台湾人に「中国人の友達がいるから」と言ってしまった話 その二
台湾の学会を終え、私は松山空港に向かった。
松山空港までの地下鉄は少々複雑である。間違っても「松山行き」の列車に乗ってはいけない。もし「松山」に来てしまったら、そこから松山空港まで引き返すのに30分ほどかかるだろう。松山空港にいくためには文湖線に乗って「松山機場」で降りなければいけないのだ。
幸い行き先を間違えることもなく、空港駅である「松山機場」に到着することができた。
チェックインもスムーズであったが、預け入れ手荷物が安全検査を通過したのを目視で確認する必要があるらしい。これは台湾の空港独特のやり方かもしれない。
とはいえ、手続きもすぐに終わってしまったので、私は時間を大きくもてあました。
すぐに出国エリアに行くのももったいない気がして、特に大きくもない出発ロビーをぶらついていたら、お土産をまだ買っていないことに気づいた。
私は定番のパイナップルケーキでも買えばみんな納得するだろうと思い、チェックインカウンターの隣にある小さなお土産屋さんで少し物色することにした。
すると、店員のおばちゃんがすかさずやってきて、中国語でべらべらと商品の説明を始めた。向こうは完全にこっちが台湾人かなにかかと思っているらしい。

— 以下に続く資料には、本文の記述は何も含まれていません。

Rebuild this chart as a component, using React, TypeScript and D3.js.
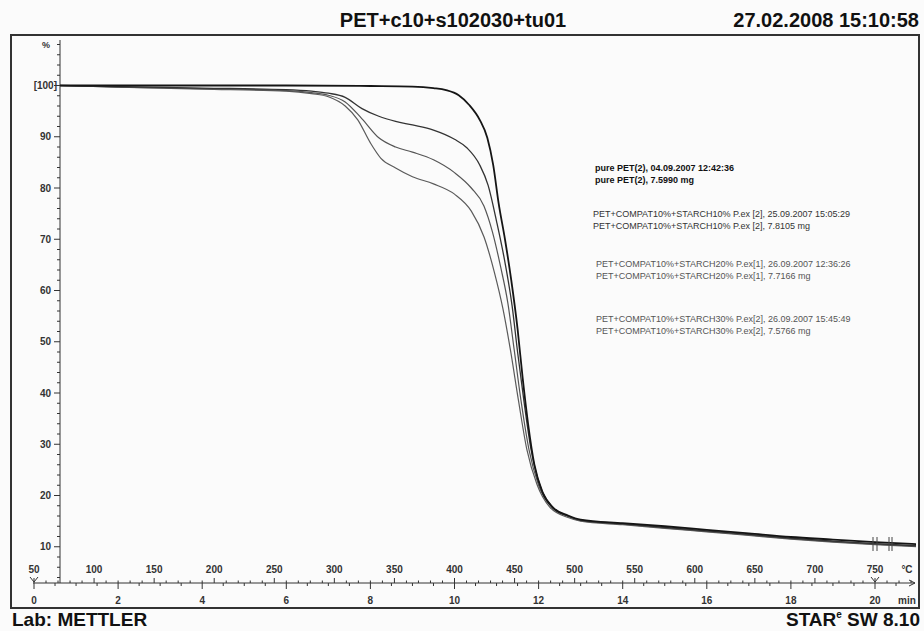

これとこれが味が違うと言うので「どっちが美味い?」と聞くと、どっち美味いからどっちもも買おうと言ってくる。しかも、さらに畳み掛けるように「賣五送一(5つ買うと1つ無料でもらえる)」なのでたくさん買った方がお得だと勧めはじめた。
カモにされるのはたまったものではないので、カタコト中国語であしらう。
中華圏の文化ならメンツの問題もあるし、たくさんお土産を買うのかもしれないが、私は必要以上にモノを買うことを好まない。家族とバイト先に一つずつ買えば十分だろう。二種類のパイナップルケーキを一つずつ買うことをおばちゃんに伝え、それをレジに持って行った。
おばちゃんには会計時にも「これで足りるの?」と聞かれたが、私は「もう十分」と苦笑いを返した。
するとやはり定番というか、おばちゃんは「なんで国語(中国語)ができるの?」と聞いてきた。
前回の飛行機でのできごとをまだ整理できていなかったので、やはり反射的にいつもの「中国人の友達がいるんだ」という決まり文句を返した。
すると案の定「ああ、そう」といった会話で終わってしまった。すぐに何しに台湾にくるんだとかそういう話題に変わったが、やはり台湾人にとって「中国人の友達がいる」という返事では話は広げにくそうである。
すこし中国語をかじったことのある人ならば、中国語話者と初対面の時に「中国語がなぜできるのか」といった質問をうけることはよくあるだろう。
学習することが当然視されている英語では、このような体験はあまりないはずだ。
私も言われ慣れてしまったせいで、ついつい「中国人の友達がいるからです」と脊髄反射で答えてしまう。
しかしよく考えてみれば、中国語を話す人はかならずしも「中国人」のアイデンティティーを持つ人に限らない。
マレーシア、シンガポールなど、「中国語」を公用語としている国も少なからずある。
もちろん自分が中国語を話せる理由を嘘をついて捻じ曲げなくてもいいし、そこまで媚びる必要はないだろう。しかし、自分の頭に「中国語話者=中国人」という固定観念が染みつき、相手のアイデンティティーを一切考慮できなかったことを少し反省したのである。
少なくとも、私が「台湾人の友達がいるから」と言っても嘘にはならなかったはずだし、きっと話が弾んだような気がする。
とにもかくにも、私はそのパイナップルケーキを抱えて帰国し、家族にはわりと好評であった。
実は、例のお土産屋さんの上階のお店にあるパイナップルケーキのほうが若干安かったのだが、それは見なかったことにしよう。